La idea que ronda por estos días es que el 18 de octubre fue un intento de golpe de Estado. Al comienzo se decía en conversaciones dominicales con familiares más bien de derecha, en un exceso de retórica e imaginación muy propio de esos días, de lado y de lado. Incluso algunos informes poco creíbles del gobierno de entonces querían sugerir algo parecido. Pero nadie tuvo la falta de pudor como para decir que hubo un intento casi sistemático por derrocar al gobierno de Sebastián Piñera.
Hoy, sí. Ahora que los vientos están a su favor, el expresidente ha usado todo tipo de plataforma-incluso radios trasandinas- para decirse víctima de algo parecido a un golpe de Estado; algo que es pero no es. A esto algunos se han sumado diciendo que las intenciones o los arranques verborreicos de algunos agentes de izquierda eran algo casi similar a lo sucedido al golpe de 1973.

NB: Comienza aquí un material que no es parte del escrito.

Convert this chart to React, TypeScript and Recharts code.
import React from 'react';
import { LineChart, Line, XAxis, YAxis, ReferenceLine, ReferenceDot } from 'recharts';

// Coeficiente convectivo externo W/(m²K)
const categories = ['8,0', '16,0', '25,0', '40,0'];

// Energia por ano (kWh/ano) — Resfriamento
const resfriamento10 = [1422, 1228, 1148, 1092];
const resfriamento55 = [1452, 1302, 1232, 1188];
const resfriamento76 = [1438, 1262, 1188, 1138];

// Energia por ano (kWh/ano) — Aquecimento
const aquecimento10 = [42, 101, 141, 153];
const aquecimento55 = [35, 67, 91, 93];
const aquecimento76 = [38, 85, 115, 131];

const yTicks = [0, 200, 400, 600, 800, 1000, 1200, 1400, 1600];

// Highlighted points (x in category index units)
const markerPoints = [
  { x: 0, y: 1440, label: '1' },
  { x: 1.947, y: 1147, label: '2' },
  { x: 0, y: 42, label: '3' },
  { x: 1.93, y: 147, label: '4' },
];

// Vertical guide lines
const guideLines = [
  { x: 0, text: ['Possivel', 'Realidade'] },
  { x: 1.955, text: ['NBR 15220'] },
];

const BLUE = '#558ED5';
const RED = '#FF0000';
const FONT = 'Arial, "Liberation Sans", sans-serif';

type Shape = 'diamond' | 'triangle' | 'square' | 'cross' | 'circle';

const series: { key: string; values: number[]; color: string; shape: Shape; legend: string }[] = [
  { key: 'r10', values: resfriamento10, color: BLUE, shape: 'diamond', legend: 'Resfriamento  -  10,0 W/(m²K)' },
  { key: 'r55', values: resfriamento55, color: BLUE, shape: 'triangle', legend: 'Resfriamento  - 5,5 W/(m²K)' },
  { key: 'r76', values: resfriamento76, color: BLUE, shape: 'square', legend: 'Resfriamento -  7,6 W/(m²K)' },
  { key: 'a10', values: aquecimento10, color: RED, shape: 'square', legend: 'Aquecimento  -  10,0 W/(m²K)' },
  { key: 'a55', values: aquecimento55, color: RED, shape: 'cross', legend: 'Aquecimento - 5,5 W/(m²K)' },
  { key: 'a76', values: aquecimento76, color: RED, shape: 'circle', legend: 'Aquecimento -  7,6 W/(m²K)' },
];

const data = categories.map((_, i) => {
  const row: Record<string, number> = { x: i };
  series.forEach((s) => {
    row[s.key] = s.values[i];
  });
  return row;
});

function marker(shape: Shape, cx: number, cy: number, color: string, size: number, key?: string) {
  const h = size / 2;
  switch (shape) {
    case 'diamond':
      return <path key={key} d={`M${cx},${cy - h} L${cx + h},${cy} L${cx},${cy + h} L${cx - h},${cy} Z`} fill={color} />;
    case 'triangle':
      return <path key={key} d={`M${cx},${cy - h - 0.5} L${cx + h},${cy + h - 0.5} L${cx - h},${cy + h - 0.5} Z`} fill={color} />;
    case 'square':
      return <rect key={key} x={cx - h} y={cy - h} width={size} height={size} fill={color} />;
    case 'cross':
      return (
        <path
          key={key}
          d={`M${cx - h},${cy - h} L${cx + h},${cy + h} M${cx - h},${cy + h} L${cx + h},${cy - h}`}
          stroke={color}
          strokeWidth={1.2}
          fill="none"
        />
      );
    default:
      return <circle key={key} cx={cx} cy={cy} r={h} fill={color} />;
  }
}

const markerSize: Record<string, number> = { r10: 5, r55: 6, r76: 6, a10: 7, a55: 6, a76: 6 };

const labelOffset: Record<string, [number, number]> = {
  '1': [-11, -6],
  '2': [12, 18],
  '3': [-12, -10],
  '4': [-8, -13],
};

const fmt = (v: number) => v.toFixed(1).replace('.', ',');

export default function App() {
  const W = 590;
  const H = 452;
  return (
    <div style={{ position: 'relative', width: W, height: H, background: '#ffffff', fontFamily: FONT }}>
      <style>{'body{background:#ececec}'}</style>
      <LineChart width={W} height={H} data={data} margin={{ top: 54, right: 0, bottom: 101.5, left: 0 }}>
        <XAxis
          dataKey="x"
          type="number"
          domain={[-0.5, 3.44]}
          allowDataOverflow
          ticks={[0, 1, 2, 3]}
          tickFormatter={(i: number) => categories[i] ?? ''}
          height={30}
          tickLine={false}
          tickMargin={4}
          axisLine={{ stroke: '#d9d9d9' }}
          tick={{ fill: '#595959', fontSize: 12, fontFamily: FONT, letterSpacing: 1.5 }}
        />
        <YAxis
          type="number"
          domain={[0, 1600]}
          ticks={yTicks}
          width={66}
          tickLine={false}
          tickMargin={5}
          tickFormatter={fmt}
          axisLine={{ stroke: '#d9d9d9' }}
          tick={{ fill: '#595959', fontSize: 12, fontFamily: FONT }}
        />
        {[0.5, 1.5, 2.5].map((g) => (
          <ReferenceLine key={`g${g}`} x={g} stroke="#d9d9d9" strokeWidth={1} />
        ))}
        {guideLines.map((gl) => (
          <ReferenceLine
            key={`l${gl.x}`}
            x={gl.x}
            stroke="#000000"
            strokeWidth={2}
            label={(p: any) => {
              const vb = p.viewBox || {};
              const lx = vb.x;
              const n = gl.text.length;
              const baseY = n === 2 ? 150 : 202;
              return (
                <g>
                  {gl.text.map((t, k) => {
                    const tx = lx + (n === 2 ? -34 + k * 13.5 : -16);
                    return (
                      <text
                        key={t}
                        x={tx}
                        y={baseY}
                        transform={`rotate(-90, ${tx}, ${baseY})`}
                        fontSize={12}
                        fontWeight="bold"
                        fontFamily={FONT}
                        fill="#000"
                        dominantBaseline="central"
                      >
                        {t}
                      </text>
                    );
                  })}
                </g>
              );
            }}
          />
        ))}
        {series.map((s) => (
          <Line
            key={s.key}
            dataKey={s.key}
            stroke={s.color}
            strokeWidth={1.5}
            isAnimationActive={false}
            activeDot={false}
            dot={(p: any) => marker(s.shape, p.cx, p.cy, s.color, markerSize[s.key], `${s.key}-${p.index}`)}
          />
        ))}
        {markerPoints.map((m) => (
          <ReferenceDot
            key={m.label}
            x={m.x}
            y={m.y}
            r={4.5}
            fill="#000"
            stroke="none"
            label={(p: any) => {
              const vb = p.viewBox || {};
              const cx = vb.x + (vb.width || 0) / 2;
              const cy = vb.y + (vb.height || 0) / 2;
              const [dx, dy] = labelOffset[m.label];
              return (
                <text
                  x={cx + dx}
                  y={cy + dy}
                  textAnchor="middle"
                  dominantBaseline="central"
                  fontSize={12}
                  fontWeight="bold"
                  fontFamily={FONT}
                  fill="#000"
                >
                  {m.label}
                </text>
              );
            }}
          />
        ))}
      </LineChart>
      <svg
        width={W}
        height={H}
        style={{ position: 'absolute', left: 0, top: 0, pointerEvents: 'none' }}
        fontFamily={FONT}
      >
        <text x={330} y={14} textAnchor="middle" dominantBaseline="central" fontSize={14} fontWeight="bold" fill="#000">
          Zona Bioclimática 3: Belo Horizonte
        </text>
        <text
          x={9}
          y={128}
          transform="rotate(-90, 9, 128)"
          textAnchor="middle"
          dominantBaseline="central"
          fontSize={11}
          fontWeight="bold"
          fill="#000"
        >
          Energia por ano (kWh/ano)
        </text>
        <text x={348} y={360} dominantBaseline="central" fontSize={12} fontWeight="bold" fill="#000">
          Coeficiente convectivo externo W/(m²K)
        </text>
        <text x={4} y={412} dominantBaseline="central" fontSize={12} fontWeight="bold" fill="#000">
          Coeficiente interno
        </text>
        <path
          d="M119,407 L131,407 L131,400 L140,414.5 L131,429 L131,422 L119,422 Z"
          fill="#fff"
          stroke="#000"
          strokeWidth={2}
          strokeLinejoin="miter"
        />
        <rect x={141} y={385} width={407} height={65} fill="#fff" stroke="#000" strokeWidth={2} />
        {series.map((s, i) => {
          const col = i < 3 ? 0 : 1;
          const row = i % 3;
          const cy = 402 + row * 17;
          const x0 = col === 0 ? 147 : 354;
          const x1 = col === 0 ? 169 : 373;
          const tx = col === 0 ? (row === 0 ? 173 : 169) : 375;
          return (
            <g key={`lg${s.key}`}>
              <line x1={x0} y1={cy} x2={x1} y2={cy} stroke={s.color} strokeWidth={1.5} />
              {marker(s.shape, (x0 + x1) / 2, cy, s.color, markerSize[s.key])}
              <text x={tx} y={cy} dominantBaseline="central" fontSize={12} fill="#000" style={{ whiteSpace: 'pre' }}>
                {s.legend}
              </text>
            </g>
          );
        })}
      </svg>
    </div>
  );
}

No es casualidad que haya comenzado este discurso en los días en que se conmemoraban los complejos 50 años del comienzo del horror. Ya esas semanas se intentaba establecer una suerte de empate, al decir que desde la izquierda se validaron acciones violentas o acusaciones constitucionales.
Pero, ¿es lo mismo acusar constitucionalmente que realizar un golpe de Estado? ¿Es lo mismo valerse del desconcierto epocal y pedir el cargo de un presidente en ejercicio, que tomarse con las Fuerzas Armadas el poder principal sin ningún miramiento? No. Los golpes de Estado son o no son. Por mucho que haya varios matices en el mundo de las ciencias sociales, o el vulgar análisis político, cuando se habla de “golpe blando” o cosas por el estilo, acá no hubo nada de eso.

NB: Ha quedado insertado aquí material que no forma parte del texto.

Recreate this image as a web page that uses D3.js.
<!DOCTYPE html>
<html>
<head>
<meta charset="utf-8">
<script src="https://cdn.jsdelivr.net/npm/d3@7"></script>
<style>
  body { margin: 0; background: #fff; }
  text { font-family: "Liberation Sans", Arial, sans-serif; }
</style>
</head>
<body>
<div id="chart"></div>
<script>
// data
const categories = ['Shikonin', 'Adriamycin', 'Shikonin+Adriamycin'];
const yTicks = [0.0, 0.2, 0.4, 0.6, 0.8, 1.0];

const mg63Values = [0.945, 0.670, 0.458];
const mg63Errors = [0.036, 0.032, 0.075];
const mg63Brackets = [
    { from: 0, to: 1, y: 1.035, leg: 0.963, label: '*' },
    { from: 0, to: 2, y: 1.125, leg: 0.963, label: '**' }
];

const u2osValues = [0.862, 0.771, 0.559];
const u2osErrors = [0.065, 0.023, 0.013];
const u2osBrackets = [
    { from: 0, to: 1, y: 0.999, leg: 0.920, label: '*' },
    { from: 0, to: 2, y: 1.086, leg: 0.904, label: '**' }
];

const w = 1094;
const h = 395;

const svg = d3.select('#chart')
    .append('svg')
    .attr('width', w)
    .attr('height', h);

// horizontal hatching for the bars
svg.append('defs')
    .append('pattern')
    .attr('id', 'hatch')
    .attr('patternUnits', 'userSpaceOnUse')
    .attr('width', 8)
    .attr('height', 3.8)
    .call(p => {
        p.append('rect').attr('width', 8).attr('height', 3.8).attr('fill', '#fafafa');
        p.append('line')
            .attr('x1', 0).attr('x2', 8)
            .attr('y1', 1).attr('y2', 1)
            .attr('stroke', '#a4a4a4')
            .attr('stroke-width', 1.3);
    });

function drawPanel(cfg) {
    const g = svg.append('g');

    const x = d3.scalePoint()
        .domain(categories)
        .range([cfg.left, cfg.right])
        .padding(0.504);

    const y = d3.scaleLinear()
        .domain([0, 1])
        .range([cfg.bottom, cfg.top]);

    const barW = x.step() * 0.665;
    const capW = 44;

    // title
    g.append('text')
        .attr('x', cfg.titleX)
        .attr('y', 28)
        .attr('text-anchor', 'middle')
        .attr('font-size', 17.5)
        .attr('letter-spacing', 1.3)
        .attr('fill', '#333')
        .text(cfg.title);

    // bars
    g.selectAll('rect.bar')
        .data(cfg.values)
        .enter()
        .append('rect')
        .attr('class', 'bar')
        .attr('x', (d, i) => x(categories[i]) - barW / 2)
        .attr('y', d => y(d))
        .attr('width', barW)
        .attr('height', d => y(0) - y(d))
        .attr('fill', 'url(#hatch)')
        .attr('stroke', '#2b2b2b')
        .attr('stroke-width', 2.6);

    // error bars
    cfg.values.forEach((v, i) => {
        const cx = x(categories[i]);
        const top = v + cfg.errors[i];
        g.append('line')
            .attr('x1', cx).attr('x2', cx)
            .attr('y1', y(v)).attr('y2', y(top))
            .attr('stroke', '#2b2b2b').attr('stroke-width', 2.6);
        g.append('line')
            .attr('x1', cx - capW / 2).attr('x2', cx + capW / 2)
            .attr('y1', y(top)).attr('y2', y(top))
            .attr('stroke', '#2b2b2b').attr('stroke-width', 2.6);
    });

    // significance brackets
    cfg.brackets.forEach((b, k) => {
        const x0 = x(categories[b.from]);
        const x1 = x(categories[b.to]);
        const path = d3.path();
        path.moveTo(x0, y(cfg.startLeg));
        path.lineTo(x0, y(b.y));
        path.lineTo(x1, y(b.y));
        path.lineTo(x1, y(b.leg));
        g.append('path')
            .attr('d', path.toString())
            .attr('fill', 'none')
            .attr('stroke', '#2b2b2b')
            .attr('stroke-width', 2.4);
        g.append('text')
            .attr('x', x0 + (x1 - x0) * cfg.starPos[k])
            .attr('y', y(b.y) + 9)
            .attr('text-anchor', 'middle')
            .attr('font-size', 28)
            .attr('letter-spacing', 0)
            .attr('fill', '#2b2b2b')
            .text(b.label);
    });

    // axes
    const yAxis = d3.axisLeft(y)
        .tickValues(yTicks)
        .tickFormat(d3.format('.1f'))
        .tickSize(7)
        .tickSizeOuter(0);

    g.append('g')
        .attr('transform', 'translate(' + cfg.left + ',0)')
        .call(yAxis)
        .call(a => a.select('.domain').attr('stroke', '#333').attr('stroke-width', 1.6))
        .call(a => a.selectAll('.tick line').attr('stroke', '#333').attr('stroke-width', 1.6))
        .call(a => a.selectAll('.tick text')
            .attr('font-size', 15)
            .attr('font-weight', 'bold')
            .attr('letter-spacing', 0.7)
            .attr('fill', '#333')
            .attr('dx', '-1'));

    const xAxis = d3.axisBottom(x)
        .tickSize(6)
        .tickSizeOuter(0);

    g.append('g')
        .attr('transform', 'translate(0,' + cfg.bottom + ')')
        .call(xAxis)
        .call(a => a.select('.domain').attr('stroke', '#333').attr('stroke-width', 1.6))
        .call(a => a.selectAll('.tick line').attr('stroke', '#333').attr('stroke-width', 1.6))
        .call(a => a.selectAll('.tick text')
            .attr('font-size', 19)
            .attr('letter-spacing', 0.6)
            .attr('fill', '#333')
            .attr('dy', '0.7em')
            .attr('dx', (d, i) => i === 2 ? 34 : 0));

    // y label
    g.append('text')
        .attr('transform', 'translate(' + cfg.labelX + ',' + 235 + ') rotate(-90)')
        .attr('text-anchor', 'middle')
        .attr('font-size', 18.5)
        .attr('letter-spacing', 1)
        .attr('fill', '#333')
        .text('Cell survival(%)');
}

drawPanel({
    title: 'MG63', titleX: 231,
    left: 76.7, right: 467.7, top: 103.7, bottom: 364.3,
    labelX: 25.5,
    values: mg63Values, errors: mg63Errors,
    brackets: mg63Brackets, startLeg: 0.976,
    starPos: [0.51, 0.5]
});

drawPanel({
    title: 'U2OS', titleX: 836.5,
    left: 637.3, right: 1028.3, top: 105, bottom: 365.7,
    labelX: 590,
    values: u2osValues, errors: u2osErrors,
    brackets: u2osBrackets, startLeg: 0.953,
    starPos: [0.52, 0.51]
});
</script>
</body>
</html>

¿Hubo exageraciones de parte de la izquierda o aquella que cree ser la izquierda? Claro que sí. Se llegó incluso a llamar dictadura al gobierno de Piñera. Se aplaudió a sujetos neoliberales con piedras y escudos como si fueran “el hombre nuevo”. Se los romantizó y hasta se les dio un aura casi sacro. Pero todo, siempre, quedaba en el discurso. Un discurso que ha convertido a ese sector en una alternativa cada día menos probable, porque terminó agotando políticamente (cuestión que sería bueno que comenzaran a darse cuenta si es que se quiere que el progresismo perdure y no desaparezca).
Sin embargo, ¿se puede, sirviéndose del desgaste de un sector, acusarlo de cosas que no hizo? En política todo se puede, es cierto. Pero lo que resulta conveniente es nunca convertir ciertos acontecimientos en cosas que no fueron, con tal de sacar provechos personales. Y eso es lo que está haciendo la derecha.
El 18 de octubre no puede ser frivolizado. Como la izquierda debería recapacitar sobre su nula labor política e intelectual para sopesar dicho acontecimiento- y sobre haberse quedado observándolo como algo intocable y “puro”-, la derecha debería entender que manifestaciones o quiebres de tal envergadura no son simples planes siniestros que no se sustentan en ninguna evidencia social.
Pero más importante aún es que Piñera, con la responsabilidad política que le cabe debido a lo que hizo, no hizo o no quiso hacer, no se refugie en una victimización que no le cabe. No puede ser que a cuatro años de lo sucedido aún no haya pensado nada al respecto.